A recession would be supportive to gold prices, but the sharp increase in interest rates being used to tackle inflation has so far been limiting the upside for the precious metal.

Limited market reaction to G7 ban on Russian gold imports

The Group of 7 has recently decided to ban the purchase of newly minted and refined gold from Russia, in the latest move by the US, Britain and their allies to ramp up sanctions on Russia in response to its invasion of Ukraine.

“Together, the G7 will announce that we will ban the import of Russian gold, a major export that rakes in tens of billions of dollars for Russia,” US President Biden wrote on Twitter on 26 June.

The market response to the move was limited, as the gold industry had already imposed far-reaching restrictions on Russian gold since Warren Patterson, Head of Commodities Strategy at ING Group's research arm THINK, commented on the move in a recent note:

It appears G7 countries are set to announce a ban on Russian gold imports, which on the surface sounds significant, given that Russia is the third-largest producer globally. However, the gold industry has already largely shunned Russian gold. The London Bullion Market Association back in March already suspended the accreditation of Russian gold refiners. This would explain why we are seeing a very limited reaction in gold prices.

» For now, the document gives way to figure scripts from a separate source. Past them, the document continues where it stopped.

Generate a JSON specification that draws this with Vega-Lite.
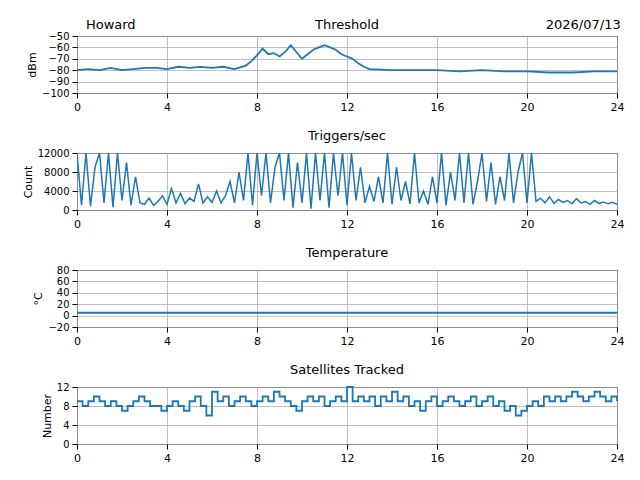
{
"$schema":"https://vega.github.io/schema/vega-lite/v6.json",
"padding":{"left":21,"top":18,"right":13,"bottom":5},
"spacing":16,
"config":{"font":"DejaVu Sans","view":{"stroke":"black","strokeWidth":1},
"axis":{"grid":true,"gridColor":"#b0b0b0","gridWidth":0.8,"domain":false,"tickColor":"black","labelColor":"black","labelFontSize":11,"titleFontSize":11,"titleFontWeight":"normal","titleColor":"black","labelFont":"DejaVu Sans","titleFont":"DejaVu Sans","labelPadding":3,"labelOverlap":false,"labelFlush":false,"titlePadding":4},
"axisY":{"labelFontSize":10},
"title":{"fontSize":13,"fontWeight":"normal","offset":5,"font":"DejaVu Sans"},
"line":{"color":"#1f77b4","strokeWidth":1.8}},
"vconcat":[
{"width":540,"height":57,
"layer":[
{"data":{"values":[{"t":0,"v":-80},{"t":0.5,"v":-79},{"t":1,"v":-80},{"t":1.5,"v":-78},{"t":2,"v":-80},{"t":2.5,"v":-79},{"t":3,"v":-78},{"t":3.5,"v":-78},{"t":4,"v":-79},{"t":4.5,"v":-77},{"t":5,"v":-78},{"t":5.5,"v":-77},{"t":6,"v":-78},{"t":6.5,"v":-77},{"t":7,"v":-79},{"t":7.5,"v":-76},{"t":7.75,"v":-72},{"t":8,"v":-67},{"t":8.25,"v":-61},{"t":8.5,"v":-66},{"t":8.75,"v":-65},{"t":9,"v":-68},{"t":9.25,"v":-64},{"t":9.5,"v":-58},{"t":9.75,"v":-64},{"t":10,"v":-70},{"t":10.25,"v":-66},{"t":10.5,"v":-62},{"t":10.75,"v":-60},{"t":11,"v":-58},{"t":11.25,"v":-60},{"t":11.5,"v":-62},{"t":11.75,"v":-66},{"t":12,"v":-68},{"t":12.25,"v":-70},{"t":12.5,"v":-74},{"t":12.75,"v":-77},{"t":13,"v":-79},{"t":14,"v":-80},{"t":15,"v":-80},{"t":16,"v":-80},{"t":17,"v":-81},{"t":18,"v":-80},{"t":19,"v":-81},{"t":20,"v":-81},{"t":21,"v":-82},{"t":22,"v":-82},{"t":23,"v":-81},{"t":24,"v":-81}]},
"mark":{"type":"line"},
"encoding":{"x":{"field":"t","type":"quantitative","scale":{"domain":[0,24],"nice":false},"axis":{"values":[0,4,8,12,16,20,24],"title":null}},
"y":{"field":"v","type":"quantitative","scale":{"domain":[-100,-50],"nice":false},"axis":{"values":[-100,-90,-80,-70,-60,-50],"title":"dBm"}}}},
{"data":{"values":[{"t":1.5,"label":"Howard"},{"t":12,"label":"Threshold"},{"t":22.5,"label":"2026/07/13"}]},
"mark":{"type":"text","fontSize":13,"baseline":"bottom","dy":-4,"font":"DejaVu Sans"},
"encoding":{"x":{"field":"t","type":"quantitative","scale":{"domain":[0,24],"nice":false},"axis":{"values":[0,4,8,12,16,20,24],"title":null}},"y":{"datum":-50,"type":"quantitative","scale":{"domain":[-100,-50],"nice":false},"axis":{"values":[-100,-90,-80,-70,-60,-50],"title":"dBm"}},"text":{"field":"label"}}}
]},
{"width":540,"height":57,"title":"Triggers/sec",
"data":{"values":[{"t":0,"v":12000},{"t":0.2,"v":1000},{"t":0.4,"v":12000},{"t":0.6,"v":800},{"t":0.8,"v":9000},{"t":1.0,"v":12000},{"t":1.2,"v":1500},{"t":1.4,"v":12000},{"t":1.6,"v":600},{"t":1.8,"v":12000},{"t":2.0,"v":2000},{"t":2.2,"v":10000},{"t":2.4,"v":1000},{"t":2.6,"v":7000},{"t":2.8,"v":1500},{"t":3.0,"v":1200},{"t":3.2,"v":2500},{"t":3.4,"v":1000},{"t":3.6,"v":1800},{"t":3.8,"v":3000},{"t":4.0,"v":1200},{"t":4.2,"v":4500},{"t":4.4,"v":1500},{"t":4.6,"v":3500},{"t":4.8,"v":1300},{"t":5.0,"v":2500},{"t":5.2,"v":1800},{"t":5.4,"v":5500},{"t":5.6,"v":1500},{"t":5.8,"v":2800},{"t":6.0,"v":1600},{"t":6.2,"v":4000},{"t":6.4,"v":1500},{"t":6.6,"v":3000},{"t":6.8,"v":6000},{"t":7.0,"v":1500},{"t":7.2,"v":8000},{"t":7.4,"v":2000},{"t":7.6,"v":12000},{"t":7.8,"v":1000},{"t":8.0,"v":12000},{"t":8.2,"v":3000},{"t":8.4,"v":12000},{"t":8.6,"v":1500},{"t":8.8,"v":9000},{"t":9.0,"v":12000},{"t":9.2,"v":2000},{"t":9.4,"v":12000},{"t":9.6,"v":500},{"t":9.8,"v":10000},{"t":10.0,"v":1500},{"t":10.2,"v":12000},{"t":10.4,"v":300},{"t":10.6,"v":12000},{"t":10.8,"v":2000},{"t":11.0,"v":12000},{"t":11.2,"v":500},{"t":11.4,"v":12000},{"t":11.6,"v":3000},{"t":11.8,"v":12000},{"t":12.0,"v":1000},{"t":12.2,"v":12000},{"t":12.4,"v":2000},{"t":12.6,"v":9000},{"t":12.8,"v":1500},{"t":13.0,"v":5000},{"t":13.2,"v":1800},{"t":13.4,"v":7000},{"t":13.6,"v":1500},{"t":13.8,"v":12000},{"t":14.0,"v":1200},{"t":14.2,"v":9000},{"t":14.4,"v":2000},{"t":14.6,"v":6000},{"t":14.8,"v":1300},{"t":15.0,"v":12000},{"t":15.2,"v":1500},{"t":15.4,"v":4000},{"t":15.6,"v":1200},{"t":15.8,"v":7000},{"t":16.0,"v":1500},{"t":16.2,"v":12000},{"t":16.4,"v":1000},{"t":16.6,"v":8000},{"t":16.8,"v":2000},{"t":17.0,"v":12000},{"t":17.2,"v":1500},{"t":17.4,"v":12000},{"t":17.6,"v":1200},{"t":17.8,"v":6000},{"t":18.0,"v":12000},{"t":18.2,"v":1800},{"t":18.4,"v":10000},{"t":18.6,"v":1200},{"t":18.8,"v":7000},{"t":19.0,"v":2000},{"t":19.2,"v":12000},{"t":19.4,"v":1500},{"t":19.6,"v":8000},{"t":19.8,"v":12000},{"t":20.0,"v":1500},{"t":20.2,"v":12000},{"t":20.4,"v":1800},{"t":20.6,"v":2500},{"t":20.8,"v":1500},{"t":21.0,"v":2800},{"t":21.2,"v":1400},{"t":21.4,"v":2200},{"t":21.6,"v":1600},{"t":21.8,"v":2000},{"t":22.0,"v":1300},{"t":22.2,"v":2400},{"t":22.4,"v":1500},{"t":22.6,"v":1800},{"t":22.8,"v":1200},{"t":23.0,"v":2000},{"t":23.2,"v":1400},{"t":23.4,"v":1700},{"t":23.6,"v":1300},{"t":23.8,"v":1600},{"t":24.0,"v":1200}]},
"mark":{"type":"line","clip":true,"strokeWidth":1.5},
"encoding":{"x":{"field":"t","type":"quantitative","scale":{"domain":[0,24],"nice":false},"axis":{"values":[0,4,8,12,16,20,24],"title":null}},
"y":{"field":"v","type":"quantitative","scale":{"domain":[0,12000],"nice":false},"axis":{"values":[0,4000,8000,12000],"format":"d","title":"Count"}}}},
{"width":540,"height":57,"title":"Temperature",
"data":{"values":[{"t":0,"v":5},{"t":24,"v":5}]},
"mark":{"type":"line"},
"encoding":{"x":{"field":"t","type":"quantitative","scale":{"domain":[0,24],"nice":false},"axis":{"values":[0,4,8,12,16,20,24],"title":null}},
"y":{"field":"v","type":"quantitative","scale":{"domain":[-20,80],"nice":false},"axis":{"values":[-20,0,20,40,60,80],"title":"°C"}}}},
{"width":540,"height":57,"title":"Satellites Tracked",
"data":{"values":[{"t":0,"v":9},{"t":0.25,"v":8},{"t":0.5,"v":9},{"t":0.75,"v":10},{"t":1,"v":9},{"t":1.25,"v":8},{"t":1.5,"v":9},{"t":1.75,"v":8},{"t":2,"v":7},{"t":2.25,"v":8},{"t":2.5,"v":9},{"t":2.75,"v":10},{"t":3,"v":9},{"t":3.25,"v":8},{"t":3.5,"v":8},{"t":3.75,"v":7},{"t":4,"v":8},{"t":4.25,"v":9},{"t":4.5,"v":8},{"t":4.75,"v":7},{"t":5,"v":9},{"t":5.25,"v":10},{"t":5.5,"v":8},{"t":5.75,"v":6},{"t":6,"v":11},{"t":6.25,"v":9},{"t":6.5,"v":10},{"t":6.75,"v":8},{"t":7,"v":9},{"t":7.25,"v":10},{"t":7.5,"v":9},{"t":7.75,"v":8},{"t":8,"v":9},{"t":8.25,"v":10},{"t":8.5,"v":9},{"t":8.75,"v":11},{"t":9,"v":10},{"t":9.25,"v":9},{"t":9.5,"v":8},{"t":9.75,"v":7},{"t":10,"v":9},{"t":10.25,"v":10},{"t":10.5,"v":9},{"t":10.75,"v":10},{"t":11,"v":8},{"t":11.25,"v":9},{"t":11.5,"v":10},{"t":11.75,"v":9},{"t":12,"v":12},{"t":12.25,"v":9},{"t":12.5,"v":10},{"t":12.75,"v":9},{"t":13,"v":10},{"t":13.25,"v":8},{"t":13.5,"v":10},{"t":13.75,"v":9},{"t":14,"v":11},{"t":14.25,"v":9},{"t":14.5,"v":10},{"t":14.75,"v":8},{"t":15,"v":9},{"t":15.25,"v":7},{"t":15.5,"v":9},{"t":15.75,"v":10},{"t":16,"v":8},{"t":16.25,"v":9},{"t":16.5,"v":10},{"t":16.75,"v":9},{"t":17,"v":8},{"t":17.25,"v":9},{"t":17.5,"v":10},{"t":17.75,"v":8},{"t":18,"v":9},{"t":18.25,"v":10},{"t":18.5,"v":8},{"t":18.75,"v":9},{"t":19,"v":7},{"t":19.25,"v":8},{"t":19.5,"v":6},{"t":19.75,"v":7},{"t":20,"v":8},{"t":20.25,"v":9},{"t":20.5,"v":8},{"t":20.75,"v":10},{"t":21,"v":9},{"t":21.25,"v":10},{"t":21.5,"v":9},{"t":21.75,"v":10},{"t":22,"v":11},{"t":22.25,"v":10},{"t":22.5,"v":9},{"t":22.75,"v":10},{"t":23,"v":11},{"t":23.25,"v":10},{"t":23.5,"v":9},{"t":23.75,"v":10},{"t":24,"v":9}]},
"mark":{"type":"line","interpolate":"step-after"},
"encoding":{"x":{"field":"t","type":"quantitative","scale":{"domain":[0,24],"nice":false},"axis":{"values":[0,4,8,12,16,20,24],"title":null}},
"y":{"field":"v","type":"quantitative","scale":{"domain":[0,12],"nice":false},"axis":{"values":[0,4,8,12],"title":"Number"}}}}
]}
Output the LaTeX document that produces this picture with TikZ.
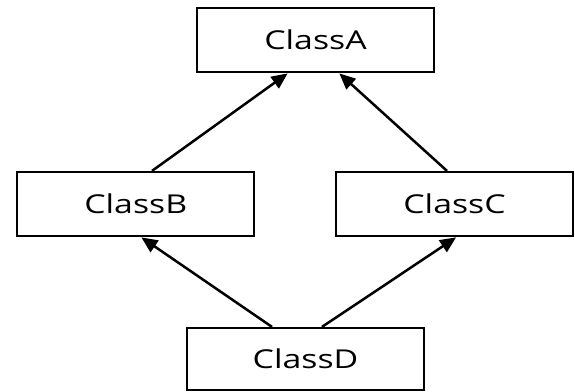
\documentclass[tikz,border=0pt]{standalone}
\usepackage{fontspec}
\setmainfont{Open Sans}[FakeStretch=1.3]
\usetikzlibrary{arrows.meta}
\begin{document}
\begin{tikzpicture}[x=1pt,y=-1pt,
  classbox/.style={draw=black,line width=2.2pt,fill=white,inner sep=0pt,
    minimum width=237pt,minimum height=64pt,
    font=\fontsize{26}{31}\selectfont,text=black},
  inherit/.style={draw=black,line width=2.5pt,
    -{Triangle[length=16pt,width=14pt]},shorten >=0.5pt}]
\fill[white] (0,0) rectangle (575,391);
\useasboundingbox (0,0) rectangle (575,391);
\node[classbox] (A) at (315.5,40) {ClassA};
\node[classbox] (B) at (135.75,204) {ClassB};
\node[classbox] (C) at (454.5,204) {ClassC};
\node[classbox,minimum height=62pt] (D) at (305.5,359) {ClassD};
\draw[inherit] ([xshift=16.25pt]B.north) -- ([xshift=-27.5pt]A.south);
\draw[inherit] ([xshift=-7.5pt]C.north) -- ([xshift=23.5pt]A.south);
\draw[inherit] ([xshift=-33.5pt]D.north) -- ([xshift=5.25pt]B.south);
\draw[inherit] ([xshift=16.5pt]D.north) -- ([xshift=2pt]C.south);
\end{tikzpicture}
\end{document}
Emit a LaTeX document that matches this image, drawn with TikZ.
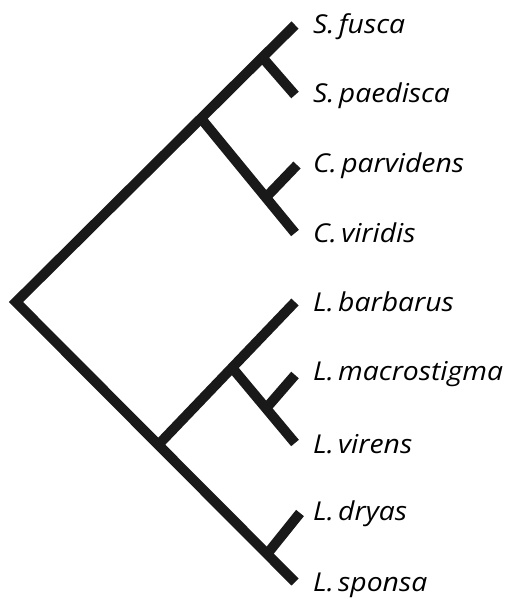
\documentclass[tikz,border=0pt]{standalone}
\usepackage{fontspec}
\setmainfont{Open Sans}[FakeStretch=1.09]
\usetikzlibrary{calc}
\begin{document}
\begin{tikzpicture}[x=1pt,y=-1pt,
  br/.style={line width=10pt, draw=black!90, line cap=butt, line join=miter},
  lab/.style={anchor=base west, inner sep=0pt, font=\fontsize{26}{30}\selectfont\itshape}]
\useasboundingbox (0,0) rectangle (506,600);
% coordinates
\coordinate (root) at (16,302);
\coordinate (tfus) at (295,25);
\coordinate (tpae) at (295,95);
\coordinate (tpar) at (297,165);
\coordinate (tvir) at (295,233);
\coordinate (tbar) at (295,302);
\coordinate (tmac) at (295,375);
\coordinate (tvrn) at (295,443);
\coordinate (tdry) at (300,513);
\coordinate (tspo) at (295,582);
\coordinate (nS) at ($(root)!0.883!(tfus)$);
\coordinate (nSC) at ($(root)!0.663!(tfus)$);
\coordinate (nC) at ($(nSC)!0.69!(tvir)$);
\coordinate (nL) at ($(root)!0.51!(tspo)$);
\coordinate (nMV) at ($(nL)!0.54!(tbar)$);
\coordinate (nMV2) at ($(nMV)!0.54!(tvrn)$);
\coordinate (nDS) at ($(root)!0.90!(tspo)$);
% branches
\draw[br] (tfus) -- (root) -- (tspo);
\draw[br] (nS) -- (tpae);
\draw[br] (nSC) -- (tvir);
\draw[br] (nC) -- (tpar);
\draw[br] (nL) -- (tbar);
\draw[br] (nMV) -- (tvrn);
\draw[br] (nMV2) -- (tmac);
\draw[br] (nDS) -- (tdry);
% labels
\node[lab] (lfus) at (313,33) {S.\,fusca};
\node[lab] (lpae) at (313,102) {S.\,paedisca};
\node[lab] (lpar) at (313,172) {C.\,parvidens};
\node[lab] (lvir) at (313,242) {C.\,viridis};
\node[lab] (lbar) at (313,311) {L.\,barbarus};
\node[lab] (lmac) at (313,380) {L.\,macrostigma};
\node[lab] (lvrn) at (313,453) {L.\,virens};
\node[lab] (ldry) at (313,520) {L.\,dryas};
\node[lab] (lspo) at (313,591) {L.\,sponsa};
\end{tikzpicture}
\end{document}
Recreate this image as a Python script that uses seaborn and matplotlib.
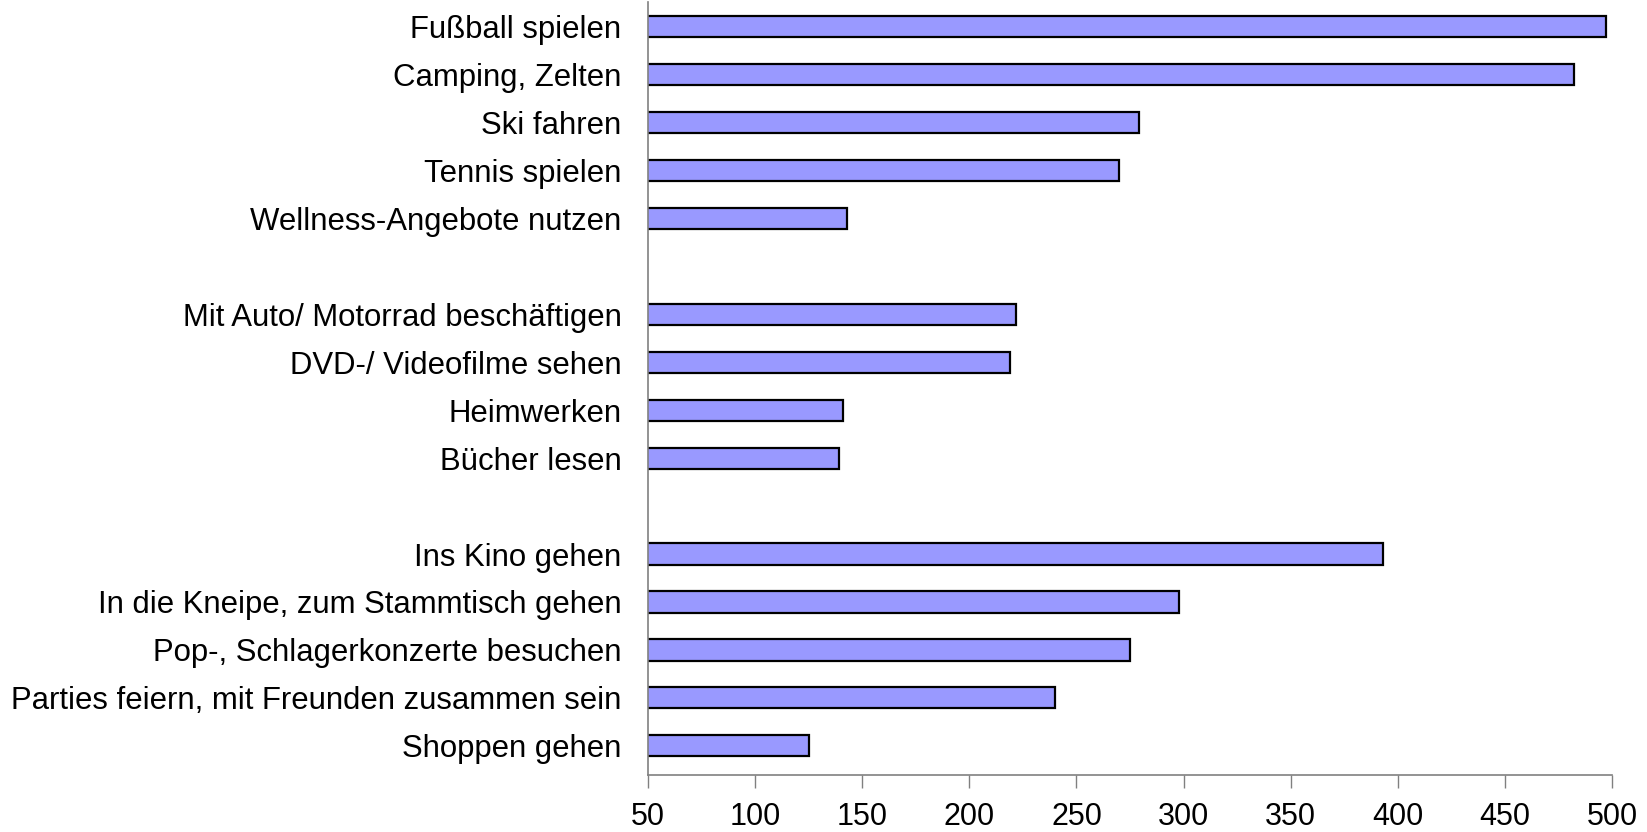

Gold analysis & price predictions

Projections from several financial analysts indicate that the gold price could decline over the long term, with Australian bank ANZ projecting that gold could fall to the $1,600 level by the end of 2023.

Analysts at Arabberg.com also wrote in their recent gold investing outlook for 2022:  

“Gold outperformed other precious metals in three of the last four stock bear markets. Real interest rates will likely be negative until the end of the year, and quite possibly longer, providing a good investment environment for gold. The gold price has been trading in a broad price range for two years and will eventually break out. It is very likely to see gold testing the support level of 1680 during the third quarter of 2022. On the upside, the price will need to climb above $1,900/oz to give an initial sign that the rally has resumed."

At the end of Q2, algorithm-based forecast site Wallet Investor was bullish in its long-term projections, indicating that the gold price could move to $1,913 by the end of 2022 and continue to rise over the next 5 years to $2,756.

When considering gold price predictions for 2022, it’s important to keep in mind that high market volatility makes it difficult to give long-term estimates. As such, analysts and algorithm-based forecasters can and do get their predictions wrong. 

We recommend that you always do your own research. Look at the latest market trends, news, technical and fundamental analysis, and expert opinion before making any investment decision. Keep in mind that past performance is no guarantee of future returns. And never invest money that you cannot afford to lose.